--- begin Dataset extract ---
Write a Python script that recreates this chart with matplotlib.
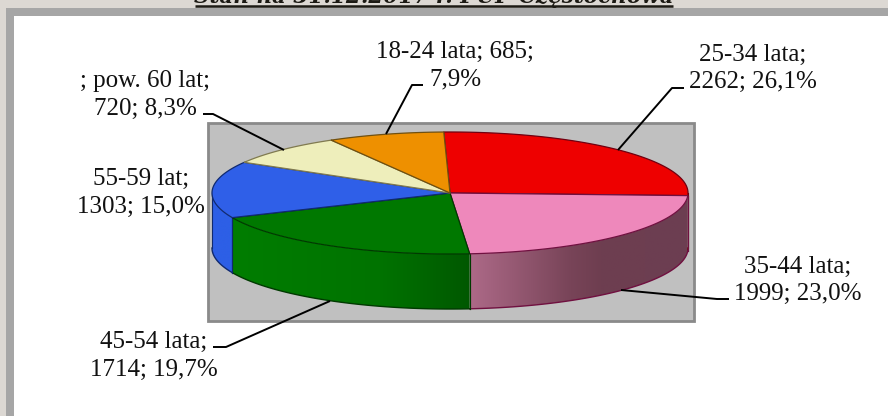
import numpy as np
import matplotlib
matplotlib.use("Agg")
import matplotlib.pyplot as plt
from matplotlib.patches import Rectangle, Polygon

plt.rcParams['font.family'] = ['Liberation Serif', 'DejaVu Serif']

categories = ["25-34 lata", "35-44 lata", "45-54 lata", "55-59 lat", "pow. 60 lat", "18-24 lata"]
counts = [2262, 1999, 1714, 1303, 720, 685]
shares = [26.1, 23.0, 19.7, 15.0, 8.3, 7.9]
colors = ['#ee0000', '#ee88bb', '#007800', '#2f5fe8', '#eeeebb', '#ee9000']
edge_colors = ['#700010', '#701040', '#003a00', '#102a70', '#807a50', '#705010']
title = "Stan na 31.12.2017 r. PUP Częstochowa"

# Pie geometry in pixels
cx, cy = 450, 193
rx, ry = 238, 61
depth = 55
start_angle = 91.5


def ellipse_points(t1, t2, dy=0, n=120):
    t = np.radians(np.linspace(t1, t2, n))
    return np.column_stack([cx + rx * np.cos(t), cy + dy - ry * np.sin(t)])


# Shade of the side wall, depends on x position
def side_color(i, x):
    if i == 1:
        r = np.interp(x, [471, 570, 600, 688], [172, 120, 110, 108])
        g = np.interp(x, [471, 570, 600, 688], [105, 68, 62, 62])
        b = np.interp(x, [471, 570, 600, 688], [135, 88, 80, 82])
    elif i == 2:
        r = np.zeros_like(x)
        g = np.interp(x, [233, 380, 470], [125, 115, 88])
        b = np.zeros_like(x)
    else:
        r, g, b = np.full_like(x, 45), np.full_like(x, 95), np.full_like(x, 230)
    return np.dstack([r, g, b]) / 255


fig = plt.figure(figsize=(8.88, 4.16), dpi=100, facecolor='#dcd8d3')
ax = fig.add_axes([0, 0, 1, 1])
ax.axis('off')

# Frame of the slide
ax.add_patch(Rectangle((6, 8), 900, 420, facecolor='#a6a6a6', edgecolor='none'))
ax.add_patch(Rectangle((14, 16), 900, 420, facecolor='white', edgecolor='none'))

# Title is cut by the top of the picture
ax.text(434, 3.5, title, fontsize=15.5, fontweight='bold', fontstyle='italic', ha='center',
        va='baseline', color='#1c1a14', family=['DejaVu Serif'])
ax.plot([195, 673], [6, 6], color='#1c1a14', lw=1.8, solid_capstyle='butt')

# Plot area
ax.add_patch(Rectangle((207.5, 122.5), 486, 198, facecolor='#c0c0c0', edgecolor='#8a8a8a', lw=2))

angles = start_angle - np.cumsum([0] + shares) / sum(shares) * 360

# Side wall, only the lower half of the ellipse is visible
for i in range(len(counts)):
    a1 = min(angles[i], 0)
    a2 = max(angles[i + 1], -180)
    if a1 <= a2:
        continue
    wall = np.vstack([ellipse_points(a1, a2), ellipse_points(a2, a1, dy=depth)])
    left, right = wall[:, 0].min(), wall[:, 0].max()
    xs = np.linspace(left, right, 200)
    img = ax.imshow(side_color(i, xs), extent=(left, right, cy + ry + depth, cy), aspect='auto',
                    interpolation='bilinear', zorder=2)
    patch = Polygon(wall, transform=ax.transData, facecolor='none', edgecolor='none')
    ax.add_patch(patch)
    img.set_clip_path(patch)
    ax.plot(*ellipse_points(a1, a2, dy=depth).T, color=edge_colors[i], lw=1, zorder=3)
    for a in (a1, a2):
        p = ellipse_points(a, a, n=1)[0]
        ax.plot([p[0], p[0]], [p[1], p[1] + depth], color=edge_colors[i], lw=0.8, zorder=3)

# Top face
for i in range(len(counts)):
    pts = np.vstack([[cx, cy], ellipse_points(angles[i], angles[i + 1])])
    ax.add_patch(Polygon(pts, facecolor=colors[i], edgecolor=edge_colors[i], lw=0.9,
                         joinstyle='round', zorder=4))

# Labels, the empty category name before "pow. 60 lat" is in the original
label_pos = [(753, 68.5), (798, 280.5), (154, 356), (141, 193), (145, 95), (455, 66)]
for i in range(len(counts)):
    pct = f"{shares[i]:.1f}".replace('.', ',')
    if i == 5:
        txt = f"{categories[i]}; {counts[i]};\n{pct}%"
    elif i == 4:
        txt = f"; {categories[i]};\n{counts[i]}; {pct}%"
    else:
        txt = f"{categories[i]};\n{counts[i]}; {pct}%"
    ax.text(label_pos[i][0], label_pos[i][1], txt, fontsize=18, ha='center', va='center',
            linespacing=1.3, color='#111111', zorder=6)

# Leader lines
leaders = [
    [(684, 88), (672, 88), (618, 150)],
    [(729, 299), (717, 299), (621, 290)],
    [(213, 347), (226, 347), (330, 301)],
    [(203, 114), (213, 114), (284, 150)],
    [(423, 85), (412, 85), (386, 134)],
]
for line in leaders:
    xs, ys = zip(*line)
    ax.plot(xs, ys, color='black', lw=1.4, solid_capstyle='butt', zorder=5)

ax.set_xlim(0, 888)
ax.set_ylim(416, 0)

fig.savefig("out.png", dpi=100, facecolor=fig.get_facecolor())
--- end Dataset extract ---
■ **Goal**
From the first line above down to the line with "plt.rcParams['font.family'] = ['Liberation", reproduce every line and no others, omitting pictures.

■ **Reply**
Write a Python script that recreates this chart with matplotlib.
import numpy as np
import matplotlib
matplotlib.use("Agg")
import matplotlib.pyplot as plt
from matplotlib.patches import Rectangle, Polygon

plt.rcParams['font.family'] = ['Liberation Serif', 'DejaVu Serif']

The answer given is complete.